SAP and Cyberwave have moved autonomous warehouse robots from proof-of-concept to day-to-day operations inside an SAP-operated logistics warehouse in St. Leon-Rot. The robots handle live box-folding, packaging and shipping tasks, working alongside existing warehouse processes rather than in a lab environment. SAP positions this as part of its broader push to extend Business AI into the physical domain, branding the approach as Physical AI. By running the deployment in its own logistics facility, SAP signals that embodied AI is being productised as a standard capability, not treated as a one-off innovation project. Warehouse robots are effectively becoming another client on the SAP stack, anchored in transactional and master data. This shift reframes SAP logistics automation as a platform play, where autonomous warehouse robots can be rolled out systematically across sites once processes and data models are standardised.

Inside the SAP LGM, BTP and Physical AI Stack

At the heart of the warehouse robotics deployment is SAP Logistics Group Management (LGM), acting as the digital backbone for task orchestration. LGM’s lean, API-first design allows SAP systems to dispatch work orders that are translated into robot-executable instructions through SAP’s Embodied AI Service. SAP Business Technology Platform (BTP) coordinates these flows end to end, linking core logistics processes to Cyberwave’s robotics orchestration layer. This architecture embeds autonomous warehouse robots directly into SAP logistics automation, ensuring that robot actions align with established process controls and compliance rules. Because tasks are grounded in the same master data that powers other SAP applications, robots can be treated as standard endpoints rather than bespoke integrations. The result is a modular, service-led framework where new robots and workflows can be plugged into existing logistics environments with minimal disruption.

Cyberwave’s Physical AI Systems for Variability at Scale

Warehouse robotics deployment has historically struggled with real-world variability: changing box sizes, irregular items and constantly shifting workflows. Cyberwave’s platform is designed to tackle this complexity using physical AI systems built on Vision-Language-Action and Reinforcement Learning models. Instead of hand-coding every motion, operators demonstrate tasks directly on the warehouse floor across different shifts, layouts and product assortments. These demonstrations become training data that helps robots learn generalisable policies, so they can adapt to new objects or layouts without lengthy reprogramming. Continuous feedback from live operations refines behaviour over time, turning “configure and code” cycles into “demonstrate and deploy” cycles. This approach lowers the barrier for non-specialists to introduce new workflows and makes physical AI systems more resilient to everyday change. In combination with SAP LGM and BTP, Cyberwave’s learning-driven robotics gives enterprises a scalable path to flexible, autonomous warehouse robots.
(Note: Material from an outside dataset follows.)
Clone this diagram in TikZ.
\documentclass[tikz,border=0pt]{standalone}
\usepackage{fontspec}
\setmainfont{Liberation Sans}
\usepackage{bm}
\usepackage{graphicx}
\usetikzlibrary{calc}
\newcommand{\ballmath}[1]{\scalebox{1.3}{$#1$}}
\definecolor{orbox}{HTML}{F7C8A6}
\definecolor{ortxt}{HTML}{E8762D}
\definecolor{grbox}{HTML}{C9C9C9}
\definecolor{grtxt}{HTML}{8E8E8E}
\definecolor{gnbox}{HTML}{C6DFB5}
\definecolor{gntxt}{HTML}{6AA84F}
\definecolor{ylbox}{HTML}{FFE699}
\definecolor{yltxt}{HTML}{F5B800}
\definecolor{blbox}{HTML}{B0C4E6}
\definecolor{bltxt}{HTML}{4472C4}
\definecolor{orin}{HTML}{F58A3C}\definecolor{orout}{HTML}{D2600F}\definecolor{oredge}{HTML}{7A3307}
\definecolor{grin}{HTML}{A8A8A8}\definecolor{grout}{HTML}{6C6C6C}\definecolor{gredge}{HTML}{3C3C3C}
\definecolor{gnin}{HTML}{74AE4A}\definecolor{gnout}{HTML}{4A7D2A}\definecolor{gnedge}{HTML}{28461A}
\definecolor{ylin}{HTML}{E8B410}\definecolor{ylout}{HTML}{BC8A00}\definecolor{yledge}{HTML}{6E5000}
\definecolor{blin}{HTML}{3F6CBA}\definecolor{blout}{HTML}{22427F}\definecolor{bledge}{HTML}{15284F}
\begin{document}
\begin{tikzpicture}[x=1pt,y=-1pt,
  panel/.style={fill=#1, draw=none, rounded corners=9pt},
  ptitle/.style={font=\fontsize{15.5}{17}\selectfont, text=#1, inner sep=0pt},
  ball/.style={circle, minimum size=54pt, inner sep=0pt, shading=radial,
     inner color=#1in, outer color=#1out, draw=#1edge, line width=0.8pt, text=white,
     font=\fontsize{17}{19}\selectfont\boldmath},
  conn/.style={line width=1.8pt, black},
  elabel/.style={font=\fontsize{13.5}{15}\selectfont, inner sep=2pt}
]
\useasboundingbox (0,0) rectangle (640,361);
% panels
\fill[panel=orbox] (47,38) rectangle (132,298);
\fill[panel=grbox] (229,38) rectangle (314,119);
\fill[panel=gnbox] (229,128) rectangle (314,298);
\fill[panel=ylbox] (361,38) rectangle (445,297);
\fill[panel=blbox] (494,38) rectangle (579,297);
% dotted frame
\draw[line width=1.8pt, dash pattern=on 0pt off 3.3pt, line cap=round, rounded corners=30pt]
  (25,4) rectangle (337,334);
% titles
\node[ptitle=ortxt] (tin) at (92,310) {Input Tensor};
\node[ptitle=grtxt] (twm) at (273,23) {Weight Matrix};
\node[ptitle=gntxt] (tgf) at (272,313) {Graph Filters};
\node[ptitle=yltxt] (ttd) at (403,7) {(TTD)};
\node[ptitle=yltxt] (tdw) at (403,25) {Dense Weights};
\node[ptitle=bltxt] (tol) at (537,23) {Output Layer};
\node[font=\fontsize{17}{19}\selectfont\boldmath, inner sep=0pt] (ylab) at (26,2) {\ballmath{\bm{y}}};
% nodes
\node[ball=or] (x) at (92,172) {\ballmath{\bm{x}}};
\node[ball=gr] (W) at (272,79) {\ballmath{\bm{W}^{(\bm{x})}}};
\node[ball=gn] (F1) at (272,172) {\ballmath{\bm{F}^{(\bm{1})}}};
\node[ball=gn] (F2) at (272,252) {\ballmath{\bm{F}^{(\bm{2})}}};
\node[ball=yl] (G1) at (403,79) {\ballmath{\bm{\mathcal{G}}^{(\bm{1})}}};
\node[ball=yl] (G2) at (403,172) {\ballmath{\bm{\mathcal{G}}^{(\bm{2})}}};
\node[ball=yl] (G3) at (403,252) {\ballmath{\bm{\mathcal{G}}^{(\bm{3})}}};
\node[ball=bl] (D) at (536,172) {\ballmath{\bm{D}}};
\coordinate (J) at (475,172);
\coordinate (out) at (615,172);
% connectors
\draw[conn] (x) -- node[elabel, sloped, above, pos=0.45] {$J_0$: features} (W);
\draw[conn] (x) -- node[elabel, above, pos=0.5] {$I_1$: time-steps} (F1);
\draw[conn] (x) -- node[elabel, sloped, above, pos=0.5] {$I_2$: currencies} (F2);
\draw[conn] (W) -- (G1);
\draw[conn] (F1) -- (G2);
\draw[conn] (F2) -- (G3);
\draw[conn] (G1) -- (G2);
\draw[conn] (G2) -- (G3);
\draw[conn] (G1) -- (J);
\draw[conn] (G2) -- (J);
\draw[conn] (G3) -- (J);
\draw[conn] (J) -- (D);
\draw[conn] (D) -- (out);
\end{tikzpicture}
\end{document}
A Repeatable Template for Autonomous Warehouse Operations

The St. Leon-Rot project is being positioned as a template for replicable autonomous warehouse operations rather than a custom build. SAP and Cyberwave claim that new robots and workflows can be onboarded in minutes, contrasting with traditional multi-month integration cycles. Because the solution is anchored in SAP LGM and BTP, customers can adopt a pattern: standardise logistics processes in SAP, then layer physical AI systems on top. This pattern allows robots to inherit governance, exception handling and data integrity from existing SAP landscapes. It also changes the skill profile required. Specialist robot programmers become less central, while orchestration, change management and cross-functional governance gain prominence. Early results include measurable throughput improvements and the reduction of repetitive, ergonomically challenging tasks for human workers. Together, these elements sketch a roadmap where SAP logistics automation and autonomous warehouse robots can scale as a repeatable, platform-led capability.